In February 2002, Danny McNamara, his brother Richard and three friends Steve Firth, Mickey Dale and Mike Heaton stepped out on stage to play a sold out show at London's prestigious Royal Albert Hall. This was a new peak for their band Embrace. The band opened that show with the track ‘Over’, probably because they thought it was. The band had just been unceremoniously dropped by their record label. On Richard’s birthday too. After a phenomenally successful debut album and two further critically acclaimed LPs, Danny McNamara wondered “This might be the last time we play somewhere this big again, it might be all over.

In the longer term, things turned out for the better. Embrace had joined the club of rock & pop artists who’d been dropped only to go on and make one of their best - and commercially most successful, records. Something happens to bands of longevity when they are judged in that way. They are not having any of it, basically. The band’s 4th album, 2004’s Out Of Nothing, was a reset that took the band back to number one and sold as many copies as those first three albums combined. 

Of course, Chris Martin famously did them a favour with his song Gravity. Danny McNamara chuckles softly when I suggest this was really just a rewrite of Embrace’s early song Fireworks. It got Embrace back in the top 10. Vindicated! It’s a familiar tale, and in the end, just one of the band’s many ups, downs and roundabouts over three decades in this godforsaken business. 

Before I spoke with Danny, he’d emailed me to say how much he loved Brett Anderson’s quote - the one we’ve set out to make famous on The Art of Longevity. Not only did he recognise it as capturing the band’s career but Embrace have been through the cycle at least twice - the struggle (1990-’96), stratospheric rise (their debut The Good Will Out), the crash to the bottom (that first time dropped by their label) and enlightenment (Out Of Nothing). And then all over again. 

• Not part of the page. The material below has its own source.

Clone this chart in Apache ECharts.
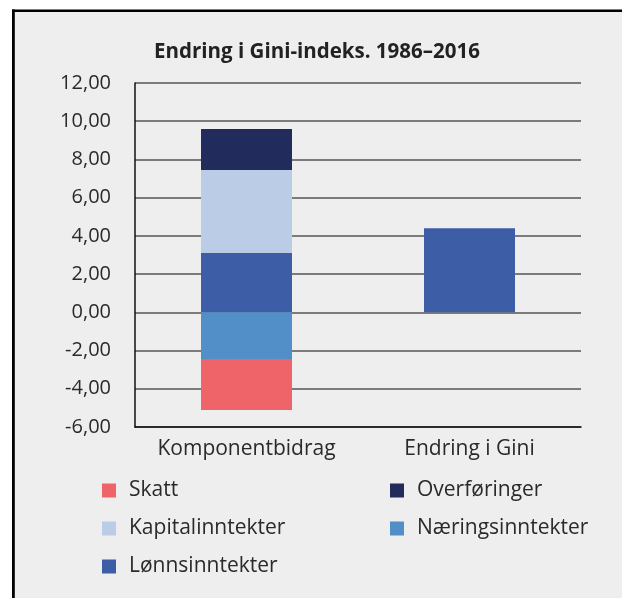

When we talk about the band’s hiatus and return to the fray with 2014’s self-titled Embrace album, things get interesting. Consider, the band had been on a three year break from 2007-2010 and then holed up creating a new record for all of four years - setting out nobly to better their debut. Meanwhile, the music industry changed beyond all recognition. Spotify was into hyper-growth by 2014, destroying the CD and threatening to make the album concept redundant. As such, the band’s most experimental and sonically ambitious record (and my personal favourite), Embrace, was a commercial disappointment at a time when it became difficult to assess the commercial performance of any album. Still, it served a purpose, setting the band on course for a creative renaissance after they had been burnt out by album number five in 2006). 

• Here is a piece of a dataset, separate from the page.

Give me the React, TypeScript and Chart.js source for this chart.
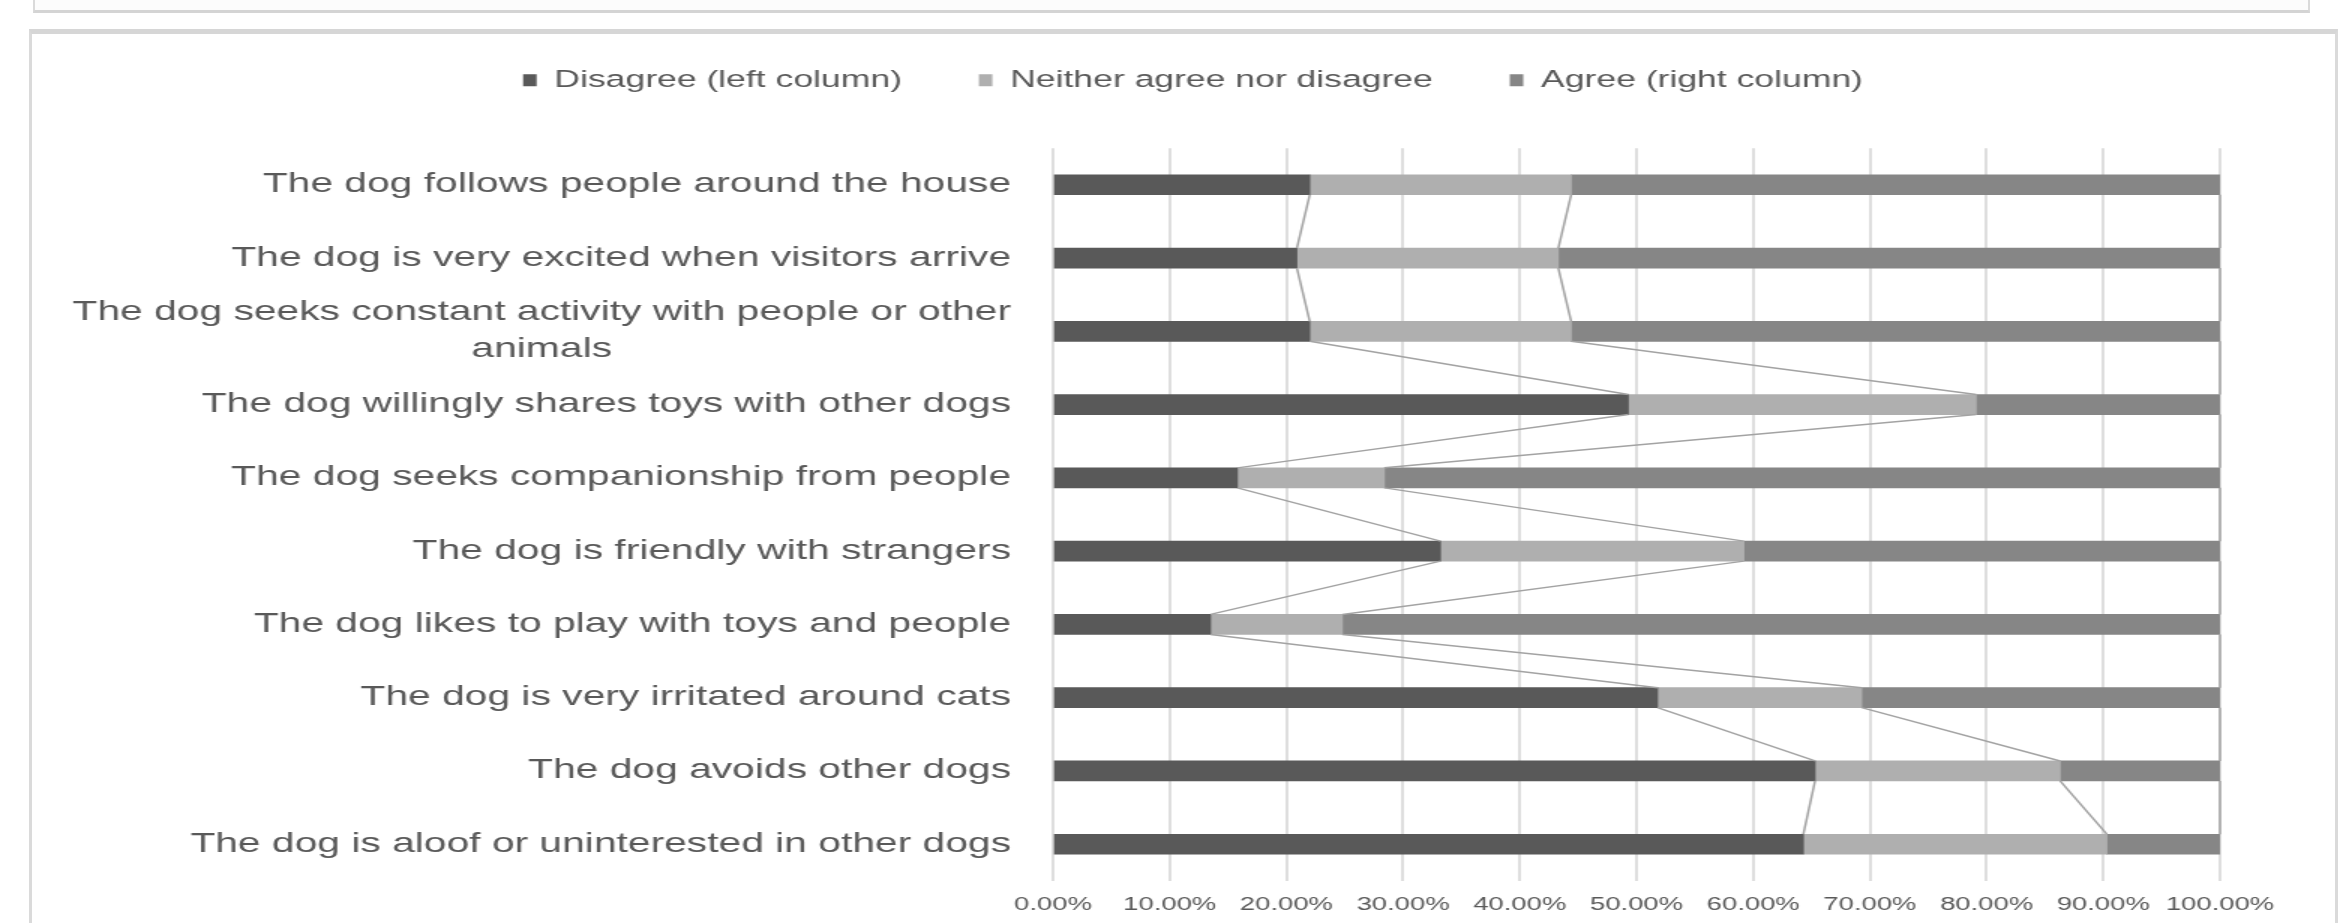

“The band was at its biggest, being asked to be in films and on game shows, but we didn’t really love the (This New Day) album. That spirit of going into battle - we’re in this together with everything to lose but everything to gain. We didn’t have it with that record, but we have with our last three albums. We try to recreate that spirit with every album we do now.”

As a recently self-diagnosed introvert and medically diagnosed as OCD, McNamara has ridden the music industry rollercoaster and done rather well to stay sane. In recent times, marriage and fatherhood have further set Danny and his bandmates on a stable course, to not only carry on making music for as long as they want to (nobody can stop them, or drop them) but to make their music. Embrace’s brand of emotionally charged and sometimes swaggering pop-rock is a humanistic joy - if you simply surrender to it. There is plenty of that material on the new album How To Be A Person Like Other People.

There’s a good collective heart within Embrace and the ambition to keep getting better still beats strongly. 

“What Embrace is really special and what we should be doing with our energy is mining that, not ploughing the field wide but digging down and see what there is in the ground. Then we will be honouring what we’ve been given as a group and that way, we can get better”.

If you want to look at the blueprint for a rock band that sticks together through thick & thin to keep on keeping on, look and listen no further. As the band’s loyal fan following will attest, Embrace really are it.